> [Materials provided]:
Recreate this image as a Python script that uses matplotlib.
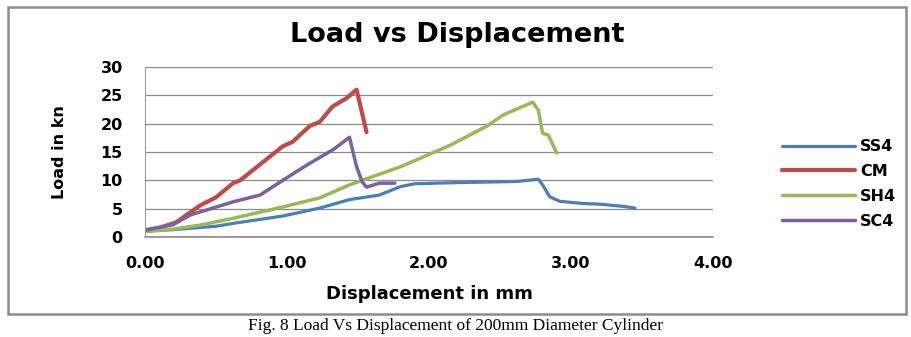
import matplotlib
matplotlib.use("Agg")
import matplotlib.pyplot as plt
from matplotlib.patches import Rectangle

# displacement (mm) / load (kN) for each specimen
ss4_x = [0.00, 0.20, 0.50, 0.62, 0.97, 1.23, 1.44, 1.65, 1.80, 1.90, 2.20, 2.62, 2.77, 2.80, 2.85, 2.92, 3.09, 3.20, 3.37, 3.45]
ss4_y = [1.0, 1.3, 1.9, 2.4, 3.7, 5.1, 6.6, 7.4, 8.9, 9.4, 9.6, 9.8, 10.2, 9.2, 7.1, 6.3, 5.9, 5.8, 5.4, 5.1]

cm_x = [0.00, 0.10, 0.22, 0.39, 0.50, 0.62, 0.67, 0.97, 1.04, 1.16, 1.23, 1.32, 1.42, 1.49, 1.56]
cm_y = [1.2, 1.6, 2.6, 5.6, 7.0, 9.5, 10.0, 16.0, 16.8, 19.6, 20.3, 23.0, 24.5, 26.0, 18.5]

sh4_x = [0.00, 0.20, 0.39, 0.62, 0.97, 1.23, 1.44, 1.80, 2.15, 2.41, 2.52, 2.73, 2.77, 2.80, 2.84, 2.90]
sh4_y = [1.0, 1.4, 2.1, 3.3, 5.3, 6.9, 9.2, 12.4, 16.2, 19.6, 21.5, 23.8, 22.4, 18.3, 18.0, 14.8]

sc4_x = [0.00, 0.20, 0.32, 0.62, 0.81, 0.97, 1.14, 1.33, 1.44, 1.49, 1.53, 1.56, 1.65, 1.76]
sc4_y = [1.2, 2.2, 3.9, 6.2, 7.4, 10.0, 12.7, 15.5, 17.6, 12.4, 9.7, 8.8, 9.5, 9.5]

series = [("SS4", ss4_x, ss4_y, "#4a7ebb", 2.3),
          ("CM", cm_x, cm_y, "#be4b48", 3.0),
          ("SH4", sh4_x, sh4_y, "#98b954", 2.5),
          ("SC4", sc4_x, sc4_y, "#7d60a0", 2.5)]

y_ticks = [0, 5, 10, 15, 20, 25, 30]
x_ticks = [0, 1, 2, 3, 4]

fig = plt.figure(figsize=(9.12, 3.37), dpi=100)
fig.patches.append(Rectangle((8 / 912, 1 - 314 / 337), 898 / 912, 307 / 337,
                             transform=fig.transFigure, fill=False,
                             edgecolor="#8c8c8c", linewidth=1.8))

ax = fig.add_axes([145 / 912, 1 - 237 / 337, 568 / 912, 170 / 337])
for name, xs, ys, col, lw in series:
    ax.plot(xs, ys, color=col, linewidth=lw, label=name, solid_capstyle="round")

ax.set_xlim(0, 4)
ax.set_ylim(0, 30)
ax.set_yticks(y_ticks)
ax.set_xticks(x_ticks)
ax.set_xticklabels(["%.2f" % v for v in x_ticks])
ax.grid(axis="y", color="#8a8a8a", linewidth=0.9)
ax.axhline(0, color="#8a8a8a", linewidth=1.2, clip_on=False, zorder=0.5)
ax.set_axisbelow(True)
for s in ["top", "right", "bottom"]:
    ax.spines[s].set_visible(False)
ax.spines["left"].set_color("#9a9a9a")
ax.tick_params(length=0, labelsize=11.5)
ax.tick_params(axis="y", pad=16)
ax.tick_params(axis="x", pad=14)
for lbl in ax.get_xticklabels() + ax.get_yticklabels():
    lbl.set_fontweight("bold")

ax.set_ylabel("Load in kn", fontsize=11.5, fontweight="bold", labelpad=24)
ax.set_xlabel("Displacement in mm", fontsize=13, fontweight="bold", labelpad=10)

fig.text(457 / 912, 1 - 35 / 337, "Load vs Displacement", ha="center", va="center",
         fontsize=19.5, fontweight="bold")

ax.legend(loc="center left", bbox_to_anchor=(774 / 912, 1 - 184 / 337),
          bbox_transform=fig.transFigure, frameon=False, handlelength=4.6,
          handletextpad=0.3, labelspacing=0.62, borderpad=0,
          prop={"weight": "bold", "size": 11.5})

fig.text(456 / 912, 1 - 326 / 337, "Fig. 8 Load Vs Displacement of 200mm Diameter Cylinder",
         ha="center", va="center", fontsize=12.5, family="Liberation Serif")

fig.savefig("out.png", dpi=100)
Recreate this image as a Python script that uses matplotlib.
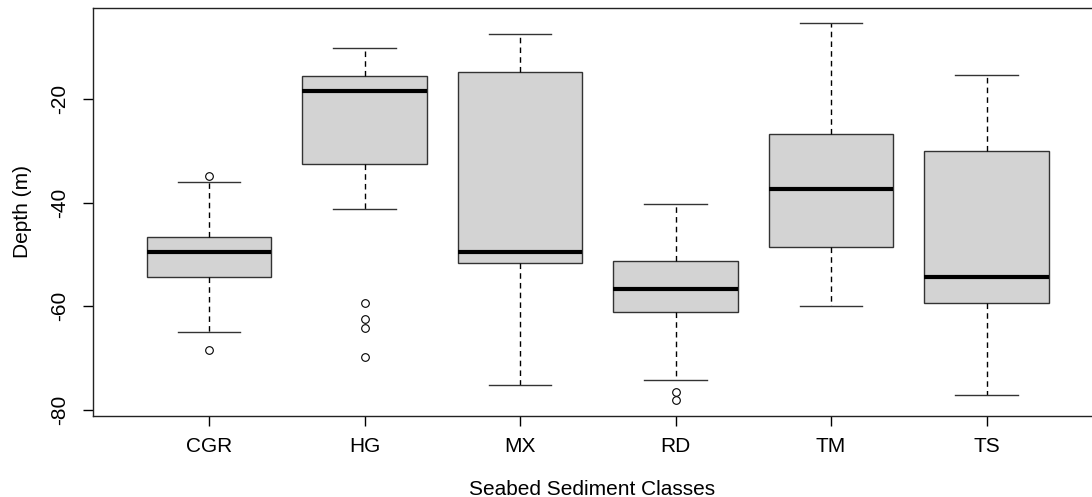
import matplotlib.pyplot as plt

plt.rcParams['font.family'] = ['Liberation Sans', 'DejaVu Sans']

classes = ["CGR", "HG", "MX", "RD", "TM", "TS"]
whisker_low = [-65.0, -41.3, -75.2, -74.2, -60.0, -77.1]
q1 = [-54.4, -32.5, -51.7, -61.0, -48.5, -59.4]
medians = [-49.6, -18.5, -49.6, -56.7, -37.3, -54.4]
q3 = [-46.7, -15.6, -14.8, -51.2, -26.7, -30.0]
whisker_high = [-36.0, -10.2, -7.5, -40.2, -5.4, -15.4]
outliers = [
    [-34.8, -68.5],
    [-59.4, -62.5, -64.2, -69.8],
    [],
    [-76.5, -78.1],
    [],
    [],
]

stats = []
for i, name in enumerate(classes):
    stats.append({
        "label": name,
        "whislo": whisker_low[i],
        "q1": q1[i],
        "med": medians[i],
        "q3": q3[i],
        "whishi": whisker_high[i],
        "fliers": outliers[i],
    })

W, H = 1092, 497
fig = plt.figure(figsize=(W / 100, H / 100), dpi=100)
# right edge of the plot box is cut off in the reference, so let the axes run to the figure edge
ax = fig.add_axes([93 / W, 1 - 416 / H, (W - 93) / W, (416 - 8) / H])

ax.bxp(
    stats,
    positions=range(1, 7),
    widths=0.8,
    patch_artist=True,
    boxprops=dict(facecolor="#d3d3d3", edgecolor="#333333", linewidth=1.0),
    medianprops=dict(color="black", linewidth=3),
    whiskerprops=dict(color="black", linestyle=(0, (4, 3)), linewidth=1.0),
    capprops=dict(color="#333333", linewidth=1.0),
    capwidths=0.4,
    flierprops=dict(marker="o", markerfacecolor="white", markeredgecolor="black",
                    markersize=5.5, markeredgewidth=0.8),
)

ax.set_xlim(0.254, 6.678)
ax.set_ylim(-81.16, -2.44)
ax.set_yticks([-80, -60, -40, -20])
ax.set_yticklabels(["-80", "-60", "-40", "-20"], rotation=90, va="center")
ax.set_xticks(range(1, 7))
ax.set_xticklabels(classes)
ax.tick_params(direction="out", length=7.2, width=1, labelsize=15)
ax.tick_params(axis="x", pad=8)
ax.tick_params(axis="y", pad=10)
ax.spines["right"].set_visible(False)
for s in ["left", "top", "bottom"]:
    ax.spines[s].set_linewidth(1.0)
    ax.spines[s].set_color("#222222")

ax.set_xlabel("Seabed Sediment Classes", fontsize=15, labelpad=17)
ax.set_ylabel("Depth (m)", fontsize=15, labelpad=13)

fig.savefig("out.png", dpi=100)
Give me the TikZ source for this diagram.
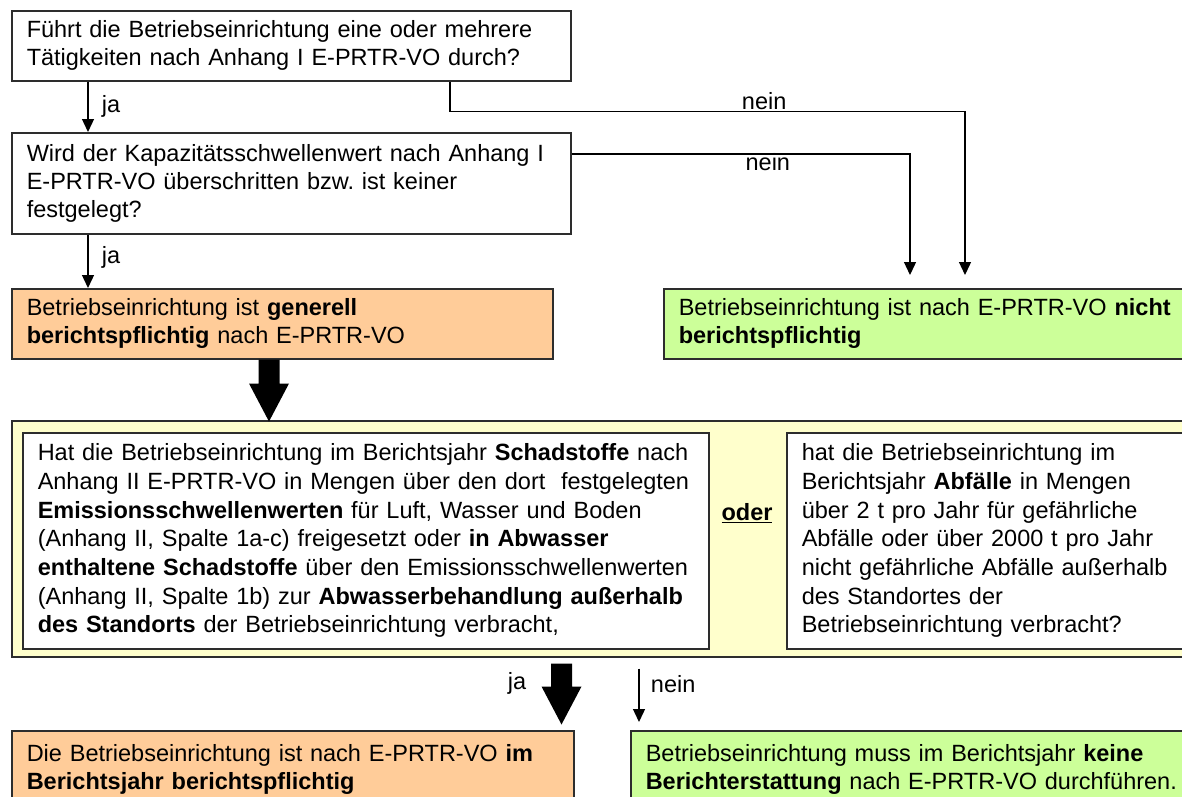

> [Aim of the task]:
Using the material above, gather every line that includes "matplotlib".

> [The response]:
Recreate this image as a Python script that uses matplotlib.
import matplotlib
matplotlib.use("Agg")
import matplotlib.pyplot as plt
from matplotlib.patches import Rectangle
Recreate this image as a Python script that uses matplotlib.
import matplotlib.pyplot as plt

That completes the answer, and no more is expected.